Chapter10” Prayer out of bounds” is another great chapter with sub headings
· Pragmatic prayers
· The triviality of athletic prayer
· Gestures, prayer circles and end zone prayers
· Praying for safety, praying to win
· Prayer as magic and superstition
The final chapter “Notes toward a well-played game” (Pages 263- 292) sets out Hoffman’s manifesto for sport last chapter. It is a complex argument and not easy to grasp. Eg ”Reimagining sport as an autotelic, leisure based experience means shunning rhetoric about the sports field as a training ground for character, or as a way of building strong bones and muscles, or as a fertile field for evangelism, or realizing any other practical benefit”.
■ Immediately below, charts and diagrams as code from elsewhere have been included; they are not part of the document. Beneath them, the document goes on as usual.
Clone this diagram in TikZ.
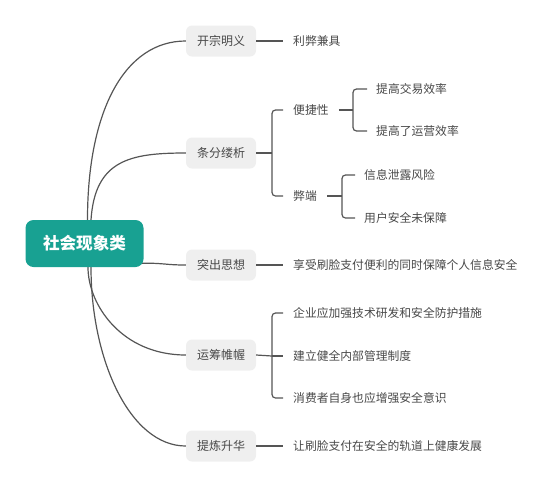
\documentclass[tikz,border=0pt]{standalone}
\usepackage{fontspec}
\newfontfamily\cjk{Noto Sans CJK SC}
\usetikzlibrary{backgrounds}
\definecolor{rootcol}{RGB}{24,161,146}
\definecolor{boxcol}{RGB}{239,239,239}
\definecolor{txtcol}{RGB}{72,72,72}
\definecolor{linecol}{RGB}{85,85,85}
\tikzset{
  rootbox/.style={fill=rootcol, text=white, rounded corners=8pt, minimum width=118pt, minimum height=47pt, inner sep=0pt, font=\cjk\bfseries\fontsize{16.6}{18}\selectfont},
  lonebox/.style={fill=boxcol, text=txtcol, rounded corners=6pt, minimum width=70pt, minimum height=31pt, inner sep=0pt, font=\cjk\fontsize{12}{14}\selectfont},
  leaf/.style={anchor=west, inner sep=0pt, text=txtcol, font=\cjk\fontsize{11.8}{14}\selectfont},
  conn/.style={draw=linecol, line width=1.2pt},
  brack/.style={draw=linecol, line width=1.2pt, rounded corners=3.5pt}
}
\begin{document}
\begin{tikzpicture}[x=1pt,y=-1pt]
\useasboundingbox (0,0) rectangle (553,488);
\node[rootbox] (root) at (84.5,243.5) {社会现象类};
\node[lonebox] (k1) at (221,41) {开宗明义};
\node[lonebox] (k2) at (221,153) {条分缕析};
\node[lonebox] (k3) at (221,265) {突出思想};
\node[lonebox] (k4) at (221,355) {运筹帷幄};
\node[lonebox] (k5) at (221,446) {提炼升华};
% leaves
\node[leaf] (a1) at (293,41) {利弊兼具};
\node[leaf] (b1) at (293,110) {便捷性};
\node[leaf] (b2) at (293,196) {弊端};
\node[leaf] (b11) at (376,89) {提高交易效率};
\node[leaf] (b12) at (376,131) {提高了运营效率};
\node[leaf] (b21) at (364,175) {信息泄露风险};
\node[leaf] (b22) at (364,218) {用户安全未保障};
\node[leaf] (c1) at (293,265) {享受刷脸支付便利的同时保障个人信息安全};
\node[leaf] (d1) at (293,313) {企业应加强技术研发和安全防护措施};
\node[leaf] (d2) at (293,356) {建立健全内部管理制度};
\node[leaf] (d3) at (293,398) {消费者自身也应增强安全意识};
\node[leaf] (e1) at (293,446) {让刷脸支付在安全的轨道上健康发展};
% bracket coordinates
\coordinate (j2) at (272,153);
\coordinate (jb) at (353,110);
\coordinate (jw) at (342,196);
\coordinate (j4) at (272,356);
\begin{scope}[on background layer]
\draw[conn] ([xshift=3pt]root.north) .. controls (87.5,110) and (125,41) .. (k1.west);
\draw[conn] ([xshift=6.5pt]root.north) .. controls (95,160) and (130,153) .. (k2.west);
\draw[conn] ([yshift=4pt,xshift=-2pt]root.south east) .. controls (165,263) and (165,265) .. (k3.west);
\draw[conn] ([xshift=3.5pt]root.south) .. controls (88,305) and (122,355) .. (k4.west);
\draw[conn] ([xshift=6.5pt]root.south) .. controls (91,360) and (130,446) .. (k5.west);
\end{scope}
% level 1 to level 2
\draw[conn] (k1.east) -- ([xshift=-10pt]a1.west);
\draw[conn] (k3.east) -- ([xshift=-10pt]c1.west);
\draw[conn] (k5.east) -- ([xshift=-10pt]e1.west);
\draw[conn] (k2.east) -- (j2);
\draw[brack] ([xshift=-10pt]b1.west) -| (j2) |- ([xshift=-10pt]b2.west);
\draw[conn] (k4.east) -- (j4);
\draw[brack] ([xshift=-10pt]d1.west) -| (j4) |- ([xshift=-10pt]d3.west);
\draw[conn] (j4) -- ([xshift=-10pt]d2.west);
% sub brackets
\draw[conn] ([xshift=10pt]b1.east) -- (jb);
\draw[brack] ([xshift=-9pt]b11.west) -| (jb) |- ([xshift=-9pt]b12.west);
\draw[conn] ([xshift=10pt]b2.east) -- (jw);
\draw[brack] ([xshift=-9pt]b21.west) -| (jw) |- ([xshift=-9pt]b22.west);
\end{tikzpicture}
\end{document}
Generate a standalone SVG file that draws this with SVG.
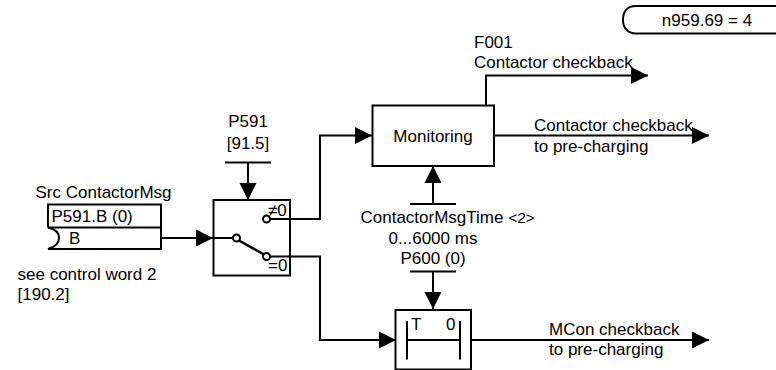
<svg xmlns="http://www.w3.org/2000/svg" width="776" height="370" viewBox="0 0 776 370">
<style>
.b{fill:none;stroke:#000;stroke-width:2}
.c{fill:#fff;stroke:#000;stroke-width:2}
text{font-family:"Liberation Sans",Arial,sans-serif;font-size:17px;fill:#000}
.m{text-anchor:middle}
</style>
<defs>
<path id="ar" d="M0 0L-17 -8.500V8.500Z" fill="#000"/>
</defs>
<g id="connectors">
<path class="b" d="M161 238H236"/><use href="#ar" x="213" y="238"/>
<path class="b" d="M270 219H320V135.500H372"/><use href="#ar" x="372" y="135.500"/>
<path class="b" d="M270 256.500H320V340H396"/><use href="#ar" x="396" y="340"/>
<path class="b" d="M225 162.500H271M248 162.500V200"/><use href="#ar" transform="translate(248 200) rotate(90)"/>
<path class="b" d="M486 105V75.500H648"/><use href="#ar" x="648" y="75.500"/>
<path class="b" d="M494 135.500H709"/><use href="#ar" x="709" y="135.500"/>
<path class="b" d="M410 204H456M433 204V166"/><use href="#ar" transform="translate(433 166) rotate(-90)"/>
<path class="b" d="M410 271.500H456M433 271.500V309"/><use href="#ar" transform="translate(433 309) rotate(90)"/>
<path class="b" d="M471 340H709"/><use href="#ar" x="709" y="340"/>
</g>
<g id="source">
<path class="b" d="M48 227.500V204.500H161V249H48C55 247 59 243 59 238C59 233 55 229 48 227.500H161"/>
<text x="51.500" y="221.500">P591.B (0)</text>
<text x="69" y="243.500">B</text>
<text x="35.500" y="197.500">Src ContactorMsg</text>
<text x="17.500" y="280">see control word 2</text>
<text x="17.500" y="300">[190.2]</text>
</g>
<g id="switch">
<rect class="b" x="213.500" y="200" width="76.500" height="75.500"/>
<path d="M238 240L265 255" fill="none" stroke="#000" stroke-width="2.500"/>
<circle class="c" cx="236.500" cy="238" r="3.500"/>
<circle class="c" cx="266.500" cy="219" r="3.500"/>
<circle class="c" cx="266.500" cy="256.500" r="3.500"/>
<text x="268" y="216">≠0</text>
<text x="268" y="270.500">=0</text>
<text class="m" x="248" y="126.500">P591</text>
<text class="m" x="248" y="148.500">[91.5]</text>
</g>
<g id="monitoring">
<rect class="b" x="372.500" y="105.500" width="121.500" height="60.500"/>
<text class="m" x="433" y="141.500">Monitoring</text>
</g>
<g id="timer">
<rect class="b" x="395.500" y="310" width="75.500" height="59.500"/>
<path class="b" d="M407 321V359.500M460 321V359.500M407 340H460"/>
<text x="411" y="329.500">T</text>
<text x="446" y="329.500">0</text>
</g>
<g id="labels">
<text x="474" y="48">F001</text>
<text x="474" y="68">Contactor checkback</text>
<text x="534" y="131">Contactor checkback</text>
<text x="534" y="151.500">to pre-charging</text>
<text x="360.500" y="222.500">ContactorMsgTime <tspan font-size="15.500">&lt;2&gt;</tspan></text>
<text class="m" x="433" y="243.500">0...6000 ms</text>
<text class="m" x="433" y="263.500">P600 (0)</text>
<text x="549" y="335">MCon checkback</text>
<text x="549" y="355">to pre-charging</text>
</g>
<g id="status">
<path class="b" d="M776 33.500H636C627 33.500 623 27 623 20C623 12 627 6 636 6H776"/>
<text class="m" x="707" y="26">n959.69 = 4</text>
</g>
</svg>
A little clearer is : “Evangelicals may have a chance of influencing big-time sports when they cease using Scripture theological clap-trap to paper over the realities of hard-nosed competitive sport”.
Three small irritants for the UK reader Tim Heinman (sic) is misspelled consistently. He wrongly has Eric Liddell – a la Chariots of Fire – discovering just days before the race that his 100 meters heat is on a Sunday. The facts about the Cambridge Seven are incorrectly recorded.
As a last word, I will leave you with this challenging quote: “The gospel of Christianity is revolutionary, life-changing, other-directed, and subversive – all of which are anathema to the ethos of sports. The theology of sport evangelism doesn’t challenge assumptions. It plays to our natural dispositions and to our preferred views of the world.”